• _Work instructions_
Omit every picture and return the rest of the data unaltered.

====== Given material ======

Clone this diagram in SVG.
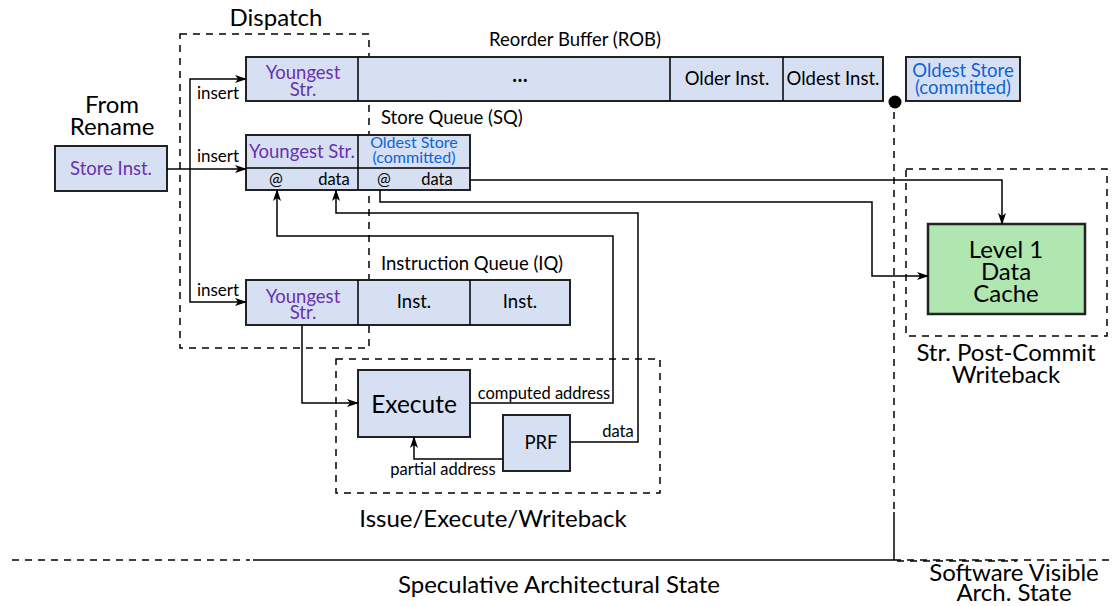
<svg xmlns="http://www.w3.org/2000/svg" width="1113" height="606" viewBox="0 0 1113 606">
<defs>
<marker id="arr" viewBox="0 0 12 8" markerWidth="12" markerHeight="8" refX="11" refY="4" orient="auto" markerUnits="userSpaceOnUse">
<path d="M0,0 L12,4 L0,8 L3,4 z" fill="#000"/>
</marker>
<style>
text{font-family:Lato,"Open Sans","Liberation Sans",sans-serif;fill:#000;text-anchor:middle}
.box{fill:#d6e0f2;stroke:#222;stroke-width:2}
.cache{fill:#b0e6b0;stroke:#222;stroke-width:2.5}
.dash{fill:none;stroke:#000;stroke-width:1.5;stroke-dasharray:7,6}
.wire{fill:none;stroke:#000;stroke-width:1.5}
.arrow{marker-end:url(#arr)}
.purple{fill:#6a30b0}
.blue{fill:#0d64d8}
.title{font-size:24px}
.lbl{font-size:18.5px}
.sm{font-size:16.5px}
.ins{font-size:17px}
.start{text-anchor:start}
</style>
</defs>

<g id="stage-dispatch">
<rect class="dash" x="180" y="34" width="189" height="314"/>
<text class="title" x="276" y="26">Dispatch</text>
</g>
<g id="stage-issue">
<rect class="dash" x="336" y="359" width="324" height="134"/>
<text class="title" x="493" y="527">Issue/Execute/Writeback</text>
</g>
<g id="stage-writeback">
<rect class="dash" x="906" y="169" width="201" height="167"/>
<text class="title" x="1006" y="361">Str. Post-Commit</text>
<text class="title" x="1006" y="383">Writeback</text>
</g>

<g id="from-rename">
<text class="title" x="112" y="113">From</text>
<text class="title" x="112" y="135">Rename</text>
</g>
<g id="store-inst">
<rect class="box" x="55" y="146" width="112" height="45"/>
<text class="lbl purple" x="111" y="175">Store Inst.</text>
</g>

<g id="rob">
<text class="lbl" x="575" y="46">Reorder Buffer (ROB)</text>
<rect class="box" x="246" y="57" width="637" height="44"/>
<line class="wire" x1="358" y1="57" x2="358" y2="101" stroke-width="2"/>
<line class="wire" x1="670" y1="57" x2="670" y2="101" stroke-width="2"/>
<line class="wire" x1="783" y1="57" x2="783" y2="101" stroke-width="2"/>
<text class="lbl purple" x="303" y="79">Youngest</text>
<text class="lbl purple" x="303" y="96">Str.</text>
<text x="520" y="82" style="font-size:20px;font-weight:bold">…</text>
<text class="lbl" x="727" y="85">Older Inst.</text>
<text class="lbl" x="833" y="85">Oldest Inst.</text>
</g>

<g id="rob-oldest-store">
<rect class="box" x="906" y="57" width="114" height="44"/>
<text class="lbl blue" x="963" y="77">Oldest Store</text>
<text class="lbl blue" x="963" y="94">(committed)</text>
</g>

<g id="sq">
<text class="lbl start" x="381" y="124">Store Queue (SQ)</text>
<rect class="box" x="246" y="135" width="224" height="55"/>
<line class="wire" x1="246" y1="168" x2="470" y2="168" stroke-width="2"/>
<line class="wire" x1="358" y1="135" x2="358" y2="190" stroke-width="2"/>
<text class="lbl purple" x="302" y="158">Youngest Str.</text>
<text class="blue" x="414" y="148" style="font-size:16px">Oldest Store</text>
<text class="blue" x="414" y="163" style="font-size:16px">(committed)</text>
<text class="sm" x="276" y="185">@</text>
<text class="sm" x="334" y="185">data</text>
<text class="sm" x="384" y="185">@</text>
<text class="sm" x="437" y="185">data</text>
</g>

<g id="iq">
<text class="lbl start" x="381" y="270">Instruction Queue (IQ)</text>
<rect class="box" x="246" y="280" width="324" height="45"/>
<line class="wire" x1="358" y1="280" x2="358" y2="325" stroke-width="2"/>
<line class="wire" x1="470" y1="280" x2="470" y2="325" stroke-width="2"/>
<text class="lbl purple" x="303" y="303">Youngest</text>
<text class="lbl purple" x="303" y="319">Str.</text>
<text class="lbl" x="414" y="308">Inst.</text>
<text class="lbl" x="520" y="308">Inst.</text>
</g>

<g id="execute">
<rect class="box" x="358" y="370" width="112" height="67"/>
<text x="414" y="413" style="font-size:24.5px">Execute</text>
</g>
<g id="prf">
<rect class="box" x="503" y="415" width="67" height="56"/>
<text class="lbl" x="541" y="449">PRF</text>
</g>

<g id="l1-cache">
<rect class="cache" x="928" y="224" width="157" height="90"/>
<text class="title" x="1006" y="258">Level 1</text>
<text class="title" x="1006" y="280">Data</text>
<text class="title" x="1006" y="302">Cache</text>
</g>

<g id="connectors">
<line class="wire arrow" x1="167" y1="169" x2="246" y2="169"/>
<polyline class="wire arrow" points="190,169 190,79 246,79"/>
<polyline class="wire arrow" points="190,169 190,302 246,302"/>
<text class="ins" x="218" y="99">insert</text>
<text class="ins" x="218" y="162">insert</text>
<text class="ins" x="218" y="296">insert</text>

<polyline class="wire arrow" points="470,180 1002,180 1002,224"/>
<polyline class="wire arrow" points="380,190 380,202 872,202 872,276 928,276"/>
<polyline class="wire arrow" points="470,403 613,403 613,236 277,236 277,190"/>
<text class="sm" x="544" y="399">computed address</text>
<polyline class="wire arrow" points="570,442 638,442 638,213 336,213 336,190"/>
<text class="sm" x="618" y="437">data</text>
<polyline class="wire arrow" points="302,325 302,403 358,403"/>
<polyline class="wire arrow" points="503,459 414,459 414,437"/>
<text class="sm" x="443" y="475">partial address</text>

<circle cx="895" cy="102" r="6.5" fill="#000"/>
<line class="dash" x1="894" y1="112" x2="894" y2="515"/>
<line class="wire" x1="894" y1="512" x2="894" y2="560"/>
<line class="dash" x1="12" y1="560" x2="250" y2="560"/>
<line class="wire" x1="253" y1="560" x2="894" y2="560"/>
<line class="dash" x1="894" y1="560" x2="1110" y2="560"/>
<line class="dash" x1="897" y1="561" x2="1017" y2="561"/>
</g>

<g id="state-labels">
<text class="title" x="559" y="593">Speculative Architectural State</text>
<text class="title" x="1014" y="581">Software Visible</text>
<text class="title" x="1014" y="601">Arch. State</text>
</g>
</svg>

======

• _Output below_
Clone this diagram in SVG.
<svg xmlns="http://www.w3.org/2000/svg" width="1113" height="606" viewBox="0 0 1113 606">
<defs>
<marker id="arr" viewBox="0 0 12 8" markerWidth="12" markerHeight="8" refX="11" refY="4" orient="auto" markerUnits="userSpaceOnUse">
<path d="M0,0 L12,4 L0,8 L3,4 z" fill="#000"/>
</marker>
<style>
text{font-family:Lato,"Open Sans","Liberation Sans",sans-serif;fill:#000;text-anchor:middle}
.box{fill:#d6e0f2;stroke:#222;stroke-width:2}
.cache{fill:#b0e6b0;stroke:#222;stroke-width:2.5}
.dash{fill:none;stroke:#000;stroke-width:1.5;stroke-dasharray:7,6}
.wire{fill:none;stroke:#000;stroke-width:1.5}
.arrow{marker-end:url(#arr)}
.purple{fill:#6a30b0}
.blue{fill:#0d64d8}
.title{font-size:24px}
.lbl{font-size:18.5px}
.sm{font-size:16.5px}
.ins{font-size:17px}
.start{text-anchor:start}
</style>
</defs>

<g id="stage-dispatch">
<rect class="dash" x="180" y="34" width="189" height="314"/>
<text class="title" x="276" y="26">Dispatch</text>
</g>
<g id="stage-issue">
<rect class="dash" x="336" y="359" width="324" height="134"/>
<text class="title" x="493" y="527">Issue/Execute/Writeback</text>
</g>
<g id="stage-writeback">
<rect class="dash" x="906" y="169" width="201" height="167"/>
<text class="title" x="1006" y="361">Str. Post-Commit</text>
<text class="title" x="1006" y="383">Writeback</text>
</g>

<g id="from-rename">
<text class="title" x="112" y="113">From</text>
<text class="title" x="112" y="135">Rename</text>
</g>
<g id="store-inst">
<rect class="box" x="55" y="146" width="112" height="45"/>
<text class="lbl purple" x="111" y="175">Store Inst.</text>
</g>

<g id="rob">
<text class="lbl" x="575" y="46">Reorder Buffer (ROB)</text>
<rect class="box" x="246" y="57" width="637" height="44"/>
<line class="wire" x1="358" y1="57" x2="358" y2="101" stroke-width="2"/>
<line class="wire" x1="670" y1="57" x2="670" y2="101" stroke-width="2"/>
<line class="wire" x1="783" y1="57" x2="783" y2="101" stroke-width="2"/>
<text class="lbl purple" x="303" y="79">Youngest</text>
<text class="lbl purple" x="303" y="96">Str.</text>
<text x="520" y="82" style="font-size:20px;font-weight:bold">…</text>
<text class="lbl" x="727" y="85">Older Inst.</text>
<text class="lbl" x="833" y="85">Oldest Inst.</text>
</g>

<g id="rob-oldest-store">
<rect class="box" x="906" y="57" width="114" height="44"/>
<text class="lbl blue" x="963" y="77">Oldest Store</text>
<text class="lbl blue" x="963" y="94">(committed)</text>
</g>

<g id="sq">
<text class="lbl start" x="381" y="124">Store Queue (SQ)</text>
<rect class="box" x="246" y="135" width="224" height="55"/>
<line class="wire" x1="246" y1="168" x2="470" y2="168" stroke-width="2"/>
<line class="wire" x1="358" y1="135" x2="358" y2="190" stroke-width="2"/>
<text class="lbl purple" x="302" y="158">Youngest Str.</text>
<text class="blue" x="414" y="148" style="font-size:16px">Oldest Store</text>
<text class="blue" x="414" y="163" style="font-size:16px">(committed)</text>
<text class="sm" x="276" y="185">@</text>
<text class="sm" x="334" y="185">data</text>
<text class="sm" x="384" y="185">@</text>
<text class="sm" x="437" y="185">data</text>
</g>

<g id="iq">
<text class="lbl start" x="381" y="270">Instruction Queue (IQ)</text>
<rect class="box" x="246" y="280" width="324" height="45"/>
<line class="wire" x1="358" y1="280" x2="358" y2="325" stroke-width="2"/>
<line class="wire" x1="470" y1="280" x2="470" y2="325" stroke-width="2"/>
<text class="lbl purple" x="303" y="303">Youngest</text>
<text class="lbl purple" x="303" y="319">Str.</text>
<text class="lbl" x="414" y="308">Inst.</text>
<text class="lbl" x="520" y="308">Inst.</text>
</g>

<g id="execute">
<rect class="box" x="358" y="370" width="112" height="67"/>
<text x="414" y="413" style="font-size:24.5px">Execute</text>
</g>
<g id="prf">
<rect class="box" x="503" y="415" width="67" height="56"/>
<text class="lbl" x="541" y="449">PRF</text>
</g>

<g id="l1-cache">
<rect class="cache" x="928" y="224" width="157" height="90"/>
<text class="title" x="1006" y="258">Level 1</text>
<text class="title" x="1006" y="280">Data</text>
<text class="title" x="1006" y="302">Cache</text>
</g>

<g id="connectors">
<line class="wire arrow" x1="167" y1="169" x2="246" y2="169"/>
<polyline class="wire arrow" points="190,169 190,79 246,79"/>
<polyline class="wire arrow" points="190,169 190,302 246,302"/>
<text class="ins" x="218" y="99">insert</text>
<text class="ins" x="218" y="162">insert</text>
<text class="ins" x="218" y="296">insert</text>

<polyline class="wire arrow" points="470,180 1002,180 1002,224"/>
<polyline class="wire arrow" points="380,190 380,202 872,202 872,276 928,276"/>
<polyline class="wire arrow" points="470,403 613,403 613,236 277,236 277,190"/>
<text class="sm" x="544" y="399">computed address</text>
<polyline class="wire arrow" points="570,442 638,442 638,213 336,213 336,190"/>
<text class="sm" x="618" y="437">data</text>
<polyline class="wire arrow" points="302,325 302,403 358,403"/>
<polyline class="wire arrow" points="503,459 414,459 414,437"/>
<text class="sm" x="443" y="475">partial address</text>

<circle cx="895" cy="102" r="6.5" fill="#000"/>
<line class="dash" x1="894" y1="112" x2="894" y2="515"/>
<line class="wire" x1="894" y1="512" x2="894" y2="560"/>
<line class="dash" x1="12" y1="560" x2="250" y2="560"/>
<line class="wire" x1="253" y1="560" x2="894" y2="560"/>
<line class="dash" x1="894" y1="560" x2="1110" y2="560"/>
<line class="dash" x1="897" y1="561" x2="1017" y2="561"/>
</g>

<g id="state-labels">
<text class="title" x="559" y="593">Speculative Architectural State</text>
<text class="title" x="1014" y="581">Software Visible</text>
<text class="title" x="1014" y="601">Arch. State</text>
</g>
</svg>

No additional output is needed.